Start of Input for this task
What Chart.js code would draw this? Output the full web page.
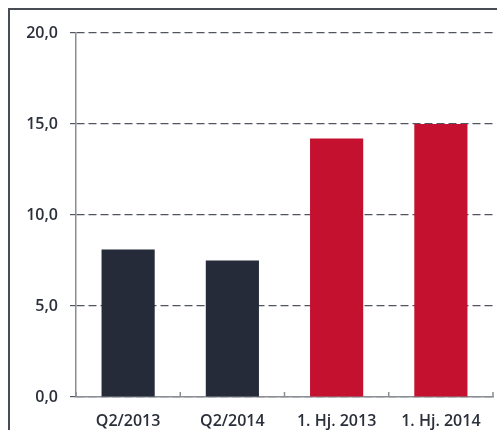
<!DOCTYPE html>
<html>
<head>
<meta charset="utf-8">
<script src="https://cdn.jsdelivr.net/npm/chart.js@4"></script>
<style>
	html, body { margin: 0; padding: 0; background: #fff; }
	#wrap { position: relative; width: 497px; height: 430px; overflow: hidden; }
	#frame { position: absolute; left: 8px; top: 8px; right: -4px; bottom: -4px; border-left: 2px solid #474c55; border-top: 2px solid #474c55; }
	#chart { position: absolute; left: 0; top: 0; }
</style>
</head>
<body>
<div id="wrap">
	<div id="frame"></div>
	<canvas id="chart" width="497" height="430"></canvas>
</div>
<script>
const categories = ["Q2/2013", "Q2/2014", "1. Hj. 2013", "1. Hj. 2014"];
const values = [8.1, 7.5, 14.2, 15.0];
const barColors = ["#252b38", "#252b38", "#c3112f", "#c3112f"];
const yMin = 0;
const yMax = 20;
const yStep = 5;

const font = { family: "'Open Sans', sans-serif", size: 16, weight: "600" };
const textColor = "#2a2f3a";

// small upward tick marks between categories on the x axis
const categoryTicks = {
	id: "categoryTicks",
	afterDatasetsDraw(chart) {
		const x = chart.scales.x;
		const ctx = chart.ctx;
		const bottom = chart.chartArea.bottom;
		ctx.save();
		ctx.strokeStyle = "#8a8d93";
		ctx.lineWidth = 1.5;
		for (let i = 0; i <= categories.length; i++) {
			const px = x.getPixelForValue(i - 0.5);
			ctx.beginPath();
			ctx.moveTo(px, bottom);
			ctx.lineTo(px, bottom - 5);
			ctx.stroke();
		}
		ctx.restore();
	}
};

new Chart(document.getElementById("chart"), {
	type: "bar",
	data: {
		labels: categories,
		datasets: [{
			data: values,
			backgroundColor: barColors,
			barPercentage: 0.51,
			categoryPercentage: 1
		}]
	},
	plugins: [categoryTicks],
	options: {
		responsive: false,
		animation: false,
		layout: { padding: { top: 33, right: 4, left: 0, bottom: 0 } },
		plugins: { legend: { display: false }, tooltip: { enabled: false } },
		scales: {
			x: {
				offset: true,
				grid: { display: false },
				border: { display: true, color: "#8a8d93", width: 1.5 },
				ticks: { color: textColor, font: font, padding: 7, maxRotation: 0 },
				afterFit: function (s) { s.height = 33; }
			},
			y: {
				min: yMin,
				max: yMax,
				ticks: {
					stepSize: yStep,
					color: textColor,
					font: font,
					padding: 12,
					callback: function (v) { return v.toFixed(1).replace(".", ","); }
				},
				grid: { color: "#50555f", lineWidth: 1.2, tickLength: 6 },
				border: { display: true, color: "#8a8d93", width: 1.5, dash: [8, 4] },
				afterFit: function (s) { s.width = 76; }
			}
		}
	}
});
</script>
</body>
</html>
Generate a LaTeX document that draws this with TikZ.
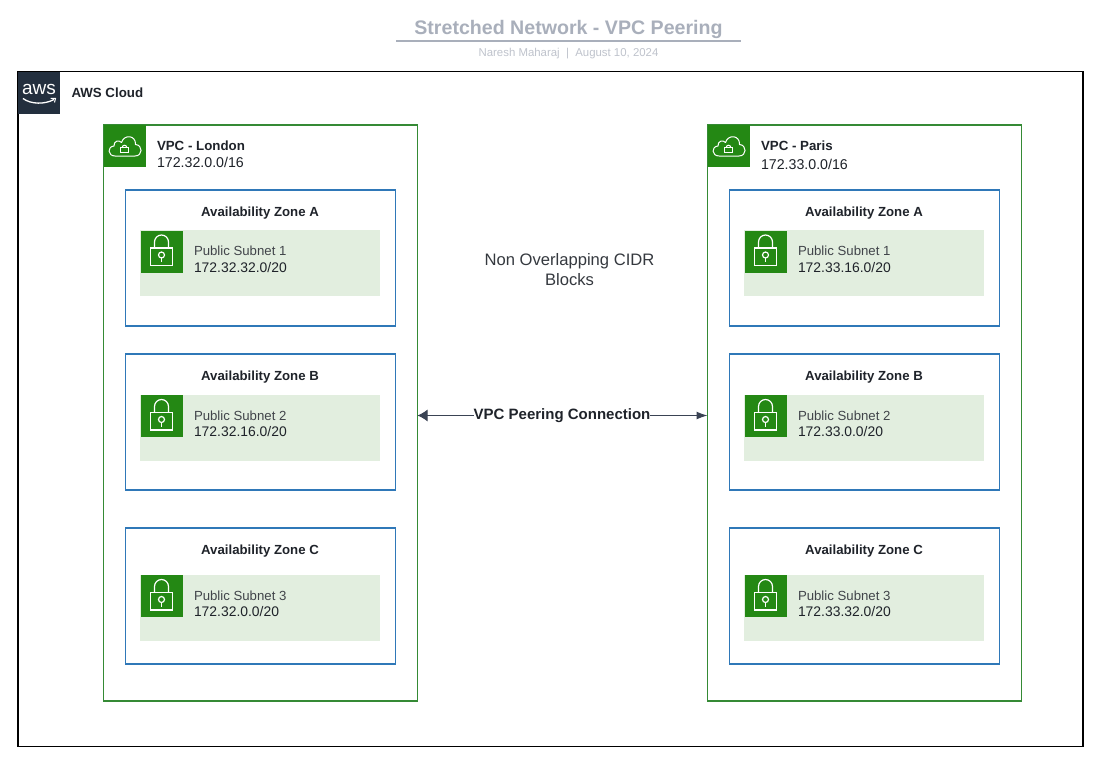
End of Input for this task
● **Problem**: Skip the pictures and transcribe the rest of the records exactly.

● **Exercise solution**:
What Chart.js code would draw this? Output the full web page.
<!DOCTYPE html>
<html>
<head>
<meta charset="utf-8">
<script src="https://cdn.jsdelivr.net/npm/chart.js@4"></script>
<style>
	html, body { margin: 0; padding: 0; background: #fff; }
	#wrap { position: relative; width: 497px; height: 430px; overflow: hidden; }
	#frame { position: absolute; left: 8px; top: 8px; right: -4px; bottom: -4px; border-left: 2px solid #474c55; border-top: 2px solid #474c55; }
	#chart { position: absolute; left: 0; top: 0; }
</style>
</head>
<body>
<div id="wrap">
	<div id="frame"></div>
	<canvas id="chart" width="497" height="430"></canvas>
</div>
<script>
const categories = ["Q2/2013", "Q2/2014", "1. Hj. 2013", "1. Hj. 2014"];
const values = [8.1, 7.5, 14.2, 15.0];
const barColors = ["#252b38", "#252b38", "#c3112f", "#c3112f"];
const yMin = 0;
const yMax = 20;
const yStep = 5;

const font = { family: "'Open Sans', sans-serif", size: 16, weight: "600" };
const textColor = "#2a2f3a";

// small upward tick marks between categories on the x axis
const categoryTicks = {
	id: "categoryTicks",
	afterDatasetsDraw(chart) {
		const x = chart.scales.x;
		const ctx = chart.ctx;
		const bottom = chart.chartArea.bottom;
		ctx.save();
		ctx.strokeStyle = "#8a8d93";
		ctx.lineWidth = 1.5;
		for (let i = 0; i <= categories.length; i++) {
			const px = x.getPixelForValue(i - 0.5);
			ctx.beginPath();
			ctx.moveTo(px, bottom);
			ctx.lineTo(px, bottom - 5);
			ctx.stroke();
		}
		ctx.restore();
	}
};

new Chart(document.getElementById("chart"), {
	type: "bar",
	data: {
		labels: categories,
		datasets: [{
			data: values,
			backgroundColor: barColors,
			barPercentage: 0.51,
			categoryPercentage: 1
		}]
	},
	plugins: [categoryTicks],
	options: {
		responsive: false,
		animation: false,
		layout: { padding: { top: 33, right: 4, left: 0, bottom: 0 } },
		plugins: { legend: { display: false }, tooltip: { enabled: false } },
		scales: {
			x: {
				offset: true,
				grid: { display: false },
				border: { display: true, color: "#8a8d93", width: 1.5 },
				ticks: { color: textColor, font: font, padding: 7, maxRotation: 0 },
				afterFit: function (s) { s.height = 33; }
			},
			y: {
				min: yMin,
				max: yMax,
				ticks: {
					stepSize: yStep,
					color: textColor,
					font: font,
					padding: 12,
					callback: function (v) { return v.toFixed(1).replace(".", ","); }
				},
				grid: { color: "#50555f", lineWidth: 1.2, tickLength: 6 },
				border: { display: true, color: "#8a8d93", width: 1.5, dash: [8, 4] },
				afterFit: function (s) { s.width = 76; }
			}
		}
	}
});
</script>
</body>
</html>
Generate a LaTeX document that draws this with TikZ.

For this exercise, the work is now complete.